Yes, a follower redirects reads to the leader if the follower is not in the active set, or doesn’t have the latest durable version of a value. The leader never returns a value that can be rolled back.

Their conclusion

“Cross-client monotonic reads, a strong consistency guarantee, can be realized efficiently upon CAD. While enabling stronger consistency, CAD may not be suitable for a few applications that cannot tolerate any data loss. However, it offers a new, useful middle ground for many systems that currently use asynchronous durability to realize stronger semantics without compromising on performance.”

My conclusion

If the “monotonic reads” consistency level is useful at all (a big if), then adding the “cross-client” guarantee is very helpful. In my experience, applications have trouble using session-based guarantees (which is how monotonicity is usually provided). A multi-tier application will generate a request near the top layer, and in a deeper layer it creates a database session and sends the request to the database. By the time the reply has bubbled back up to the top layer, the session is lost, and the next request can’t reuse it. So, guaranteeing monotonic reads to applications that don’t keep track of their sessions will make life easier for real-world programmers.

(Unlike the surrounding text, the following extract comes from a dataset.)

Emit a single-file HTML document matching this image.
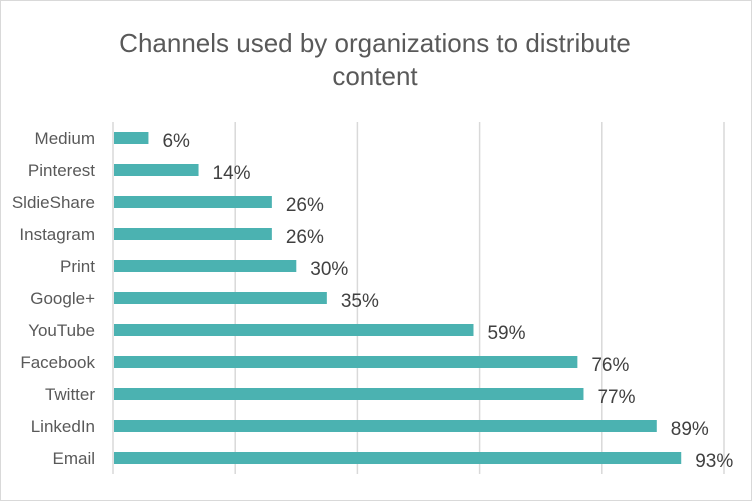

But any consistency level without read-your-writes is niche. If I were building a new distributed database, I’d want to provide users with a variety of choices of consistency level before I added cross-client monotonic reads: Linearizable, snapshot, eventually consistent, session-based causal consistency. Only then might I think it’s worthwhile to add this niche option. But if I did, CAD is a clever way to implement it, and I think it could be combined with other consistency levels.